『暁の寺(三島由紀夫)』
豊穣の海 の三作目。
本多の別荘
本を取り去った突き当たりの壁には小さな穴が穿たれている。
清顕と勲については、かれらの人生がそういう水晶のような結晶を結ぶのに、いささかの力を貸したという自負が本多にはあった。
(いまや金持ちである本多の性癖 のぞき)
悲劇的に薙ぎ倒す光芒のすばやさと、それが草生の上を走るときの戦慄。その中に一瞬うかぶ、まくれた下着の白の、ほとんど残虐なほどの神聖な美しさ。
ジン・ジャンによい男友達を、それもなるべく手の早い青年を紹介してやりたい、と本田が言ったのである。この一言で慶子はすべてを察した。
(本屋にて)
しかし青年のすぐそばまで来て、その姿勢が異様に硬直し、その頚の角度、その横顔、その目が、何か埃及(エジプト)のレリーフの立像のように、様式的に自然なことに本多は気づいた。それから、ズボンの右ポケットに手を入れている青年の、そのズボンの中の手がはげしく機械的に動いているのをありありと見た。

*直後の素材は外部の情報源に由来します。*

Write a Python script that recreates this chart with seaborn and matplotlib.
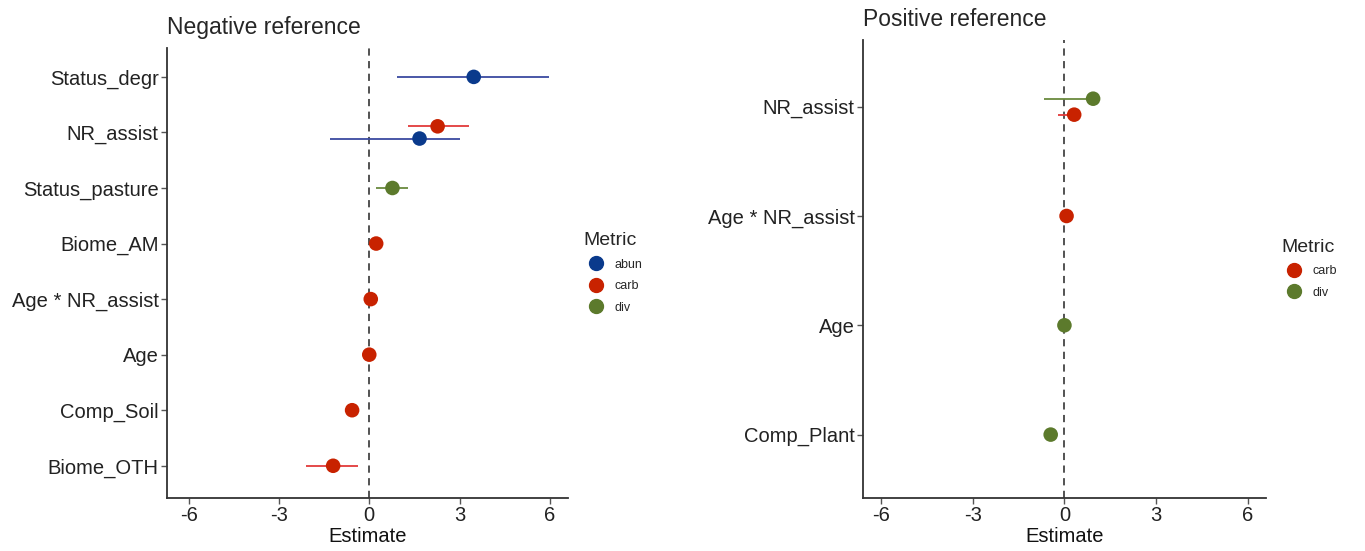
import numpy as np
import pandas as pd
import matplotlib.pyplot as plt
import seaborn as sns
from matplotlib.lines import Line2D

# Negative reference panel
neg_order = ["Status_degr", "NR_assist", "Status_pasture", "Biome_AM",
             "Age * NR_assist", "Age", "Comp_Soil", "Biome_OTH"]
neg_term = ["Status_degr", "NR_assist", "NR_assist", "Status_pasture", "Biome_AM",
            "Age * NR_assist", "Age", "Comp_Soil", "Biome_OTH"]
neg_metric = ["abun", "abun", "carb", "div", "carb", "carb", "carb", "carb", "carb"]
neg_est = [3.47, 1.67, 2.27, 0.77, 0.23, 0.05, 0.0, -0.57, -1.2]
neg_lo = [0.93, -1.3, 1.27, 0.23, 0.12, -0.02, -0.05, -0.66, -2.1]
neg_hi = [5.97, 3.0, 3.3, 1.3, 0.34, 0.12, 0.05, -0.48, -0.37]

# Positive reference panel
pos_order = ["NR_assist", "Age * NR_assist", "Age", "Comp_Plant"]
pos_term = ["NR_assist", "NR_assist", "Age * NR_assist", "Age", "Comp_Plant"]
pos_metric = ["carb", "div", "carb", "div", "div"]
pos_est = [0.32, 0.94, 0.07, 0.0, -0.45]
pos_lo = [-0.2, -0.68, 0.0, -0.05, -0.52]
pos_hi = [0.4, 1.1, 0.14, 0.05, -0.38]

point_colors = {"abun": "#0a3a8c", "carb": "#c82200", "div": "#5c7a2c"}
line_colors = {"abun": "#3a4aa0", "carb": "#e23a3a", "div": "#6a8a3e"}


def make_df(term, metric, est, lo, hi, order, dodge):
    df = pd.DataFrame({"term": term, "Metric": metric, "est": est, "lo": lo, "hi": hi})
    df["pos"] = df["term"].map({t: i for i, t in enumerate(order)}).astype(float)
    # later metric (alphabetically) sits on top, like ggplot dodge + coord_flip
    for t, g in df.groupby("term"):
        if len(g) > 1:
            ranks = g["Metric"].rank().values
            off = -(ranks - ranks.mean()) * dodge
            df.loc[g.index, "pos"] += off
    return df


def draw_panel(ax, df, order, title, metrics, xlim, ylim):
    for _, r in df.iterrows():
        ax.hlines(r["pos"], r["lo"], r["hi"], color=line_colors[r["Metric"]], lw=1.3, zorder=2)
    sns.scatterplot(data=df, x="est", y="pos", hue="Metric", palette=point_colors,
                    s=110, marker="o", edgecolor=None, linewidth=0, legend=False,
                    ax=ax, zorder=3)
    ax.axvline(0, color="#444444", ls=(0, (4, 3)), lw=1.3, zorder=1)
    ax.set_xlim(*xlim)
    ax.set_ylim(*ylim)
    ax.set_yticks(range(len(order)))
    ax.set_yticklabels(order, fontsize=14.5, color="#222222")
    ax.set_xticks([-6, -3, 0, 3, 6])
    ax.set_xticklabels(["-6", "-3", "0", "3", "6"], fontsize=14.5, color="#222222")
    ax.set_xlabel("Estimate", fontsize=14.5, labelpad=1, color="#111111")
    ax.set_ylabel("")
    ax.set_title(title, loc="left", fontsize=16.5, pad=10)
    for s in ["top", "right"]:
        ax.spines[s].set_visible(False)
    for s in ["left", "bottom"]:
        ax.spines[s].set_color("#333333")
        ax.spines[s].set_linewidth(1.3)
    ax.tick_params(axis="both", bottom=True, left=True, length=4, width=1,
                   color="#555555", pad=2)
    ax.grid(False)

    handles = [Line2D([0], [0], marker="o", color="none", markerfacecolor=point_colors[m],
                      markeredgecolor=point_colors[m], markersize=10, label=m) for m in metrics]
    leg = ax.legend(handles=handles, title="Metric", loc="center left",
                    bbox_to_anchor=(1.01, 0.5), frameon=False, fontsize=9,
                    title_fontsize=14, handletextpad=0.5, labelspacing=0.75,
                    alignment="left")
    return leg


def main():
    sns.set_theme(style="white")
    plt.rcParams["font.family"] = ["Liberation Sans", "DejaVu Sans"]

    fig = plt.figure(figsize=(13.65, 5.51), dpi=100)
    ax1 = fig.add_axes([0.1223, 0.0962, 0.2938, 0.8167])
    ax2 = fig.add_axes([0.6322, 0.0962, 0.2952, 0.8312])

    neg_df = make_df(neg_term, neg_metric, neg_est, neg_lo, neg_hi, neg_order, 0.22)
    pos_df = make_df(pos_term, pos_metric, pos_est, pos_lo, pos_hi, pos_order, 0.146)

    draw_panel(ax1, neg_df, neg_order, "Negative reference", ["abun", "carb", "div"],
               (-6.72, 6.6), (7.58, -0.52))
    draw_panel(ax2, pos_df, pos_order, "Positive reference", ["carb", "div"],
               (-6.6, 6.6), (3.58, -0.61))

    fig.savefig("out.png", dpi=100, facecolor="white")
    plt.close(fig)


if __name__ == "__main__":
    main()
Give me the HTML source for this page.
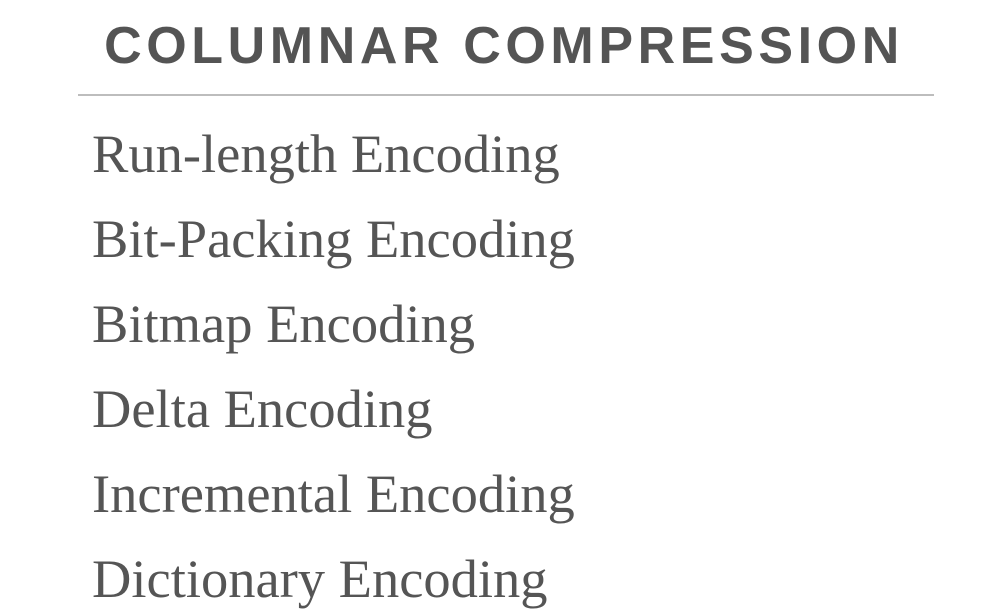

恋とはどういう人間がするべきものかということを、松枝清顕のかたわらにいて、本多は良く知ったのだった。
それが外面の官能的な魅力と、内面の未整理と無知、認識能力の不足が相俟って、他人の上に幻をえがきだすことの出来る人間の特権であった。まことに無礼な特権。
〜ジン・ジャンは、慶子の光る腿の間へ差し入れていた首を、やや仰向き加減にした。おのずから乳首も見え、右腕は慶子の腰を抱き、左腕は慶子の腹をゆるやかに撫でていた。岸壁を舐める夜の小さな波音が断続していた。
本多は自分の恋の帰結がこんな裏切りに終わったことに愕くことさえ忘れていた。